Hargrove indicated it was unlikely the team would start Hairston at second base, Brian Roberts at shortstop and Melvin Mora at third in the same lineup.
"I don't know that we'll go that far," he said. "We might, but I wouldn't put your money down on it."
Mora has been taking grounders at third, but he said it's done more at the invitation of third baseman Tony Batista, one of his closest friends on the team, who is in the final year of his contract.
A's eye Hentgen
With left-hander Mark Mulder likely out for the season, the Oakland Athletics could make a run at Orioles starter Pat Hentgen, according to major league sources.

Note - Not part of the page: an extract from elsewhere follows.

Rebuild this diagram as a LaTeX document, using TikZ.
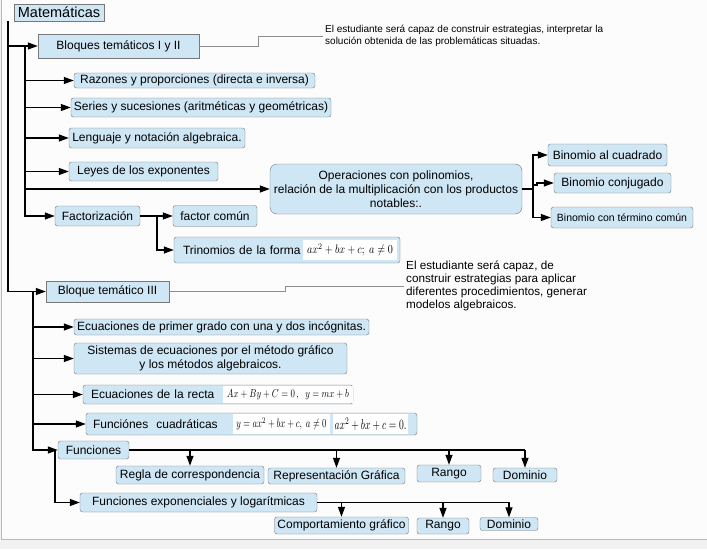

The A's had a scout at Yankee Stadium on Friday when Hentgen threw 7 2/3 innings in a 4-3 victory.
In his past eight starts, Hentgen is 4-1 with a 3.11 ERA. His next appearance is scheduled for Wednesday in Oakland.
The A's are notoriously tight with their money, but Hentgen, 34, is a bargain with a $1.2 million contract this season. He can earn an additional $2.8 million through incentives based on innings pitched, but with five weeks left in the season, Oakland would have to pay only a fraction of that amount.
The Orioles hold a $4 million option on Hentgen's contract for next season, so they won't give him away for a low-level prospect. But he cleared waivers and could be moved before playoff rosters are set Sunday.
Besides Hentgen, the A's also might pursue Montreal's Livan Hernandez.
One inning at a time
Struggling closer Jorge Julio got through the eighth inning yesterday without allowing a run. He walked one batter with the Yankees leading 7-0.
"That's as un-pressure a situation as we can find," Hargrove said.
"We wanted him to throw his changeup and his slider and try to locate the ball and not worry so much about throwing the ball 101 mph."
The Orioles won't be the only team feeling the effects of a cross-country flight after tonight's game. Their next opponent, the Athletics, will be returning home from Toronto after playing at night.
Jason Johnson, the Orioles' union representative, contacted the Major League Baseball Players Association about having tonight's 7:05 starting time moved up, but the Yankees had the final word. It must have been "no."
"The association said they'd call me back if [Yankees owner] George Steinbrenner changed his mind," Johnson said. "Apparently, he didn't."
Johnson will fly to Oakland this afternoon, allowing him more time to rest before tomorrow's start.
No room to run
Before Roberts swiped second base yesterday, the Orioles had one steal in their past 14 games. They were caught three times.
"The opportunities haven't been there," Hargrove said, noting that Yankees starter Mike Mussina got the ball to home plate in 1.25 to 1.30 seconds during Saturday's game. "You're not going to steal a base with a guy that quick, and you've got [All-Star catcher] Jorge Posada.
"It's really been opportunity more than anything."
Those were especially scarce yesterday with the Orioles held to four hits.
Around the horn
Right fielder Jay Gibbons left the game in the seventh inning after tweaking his hamstring, which has bothered him for about five days. "It's fine," he said. "I think [Hargrove] just wanted to give me a breather." ... The Gulf Coast League Orioles completed their season with a 32-28 record and 1 1/2 games out of first place. They went 24-11 over their last 35 games.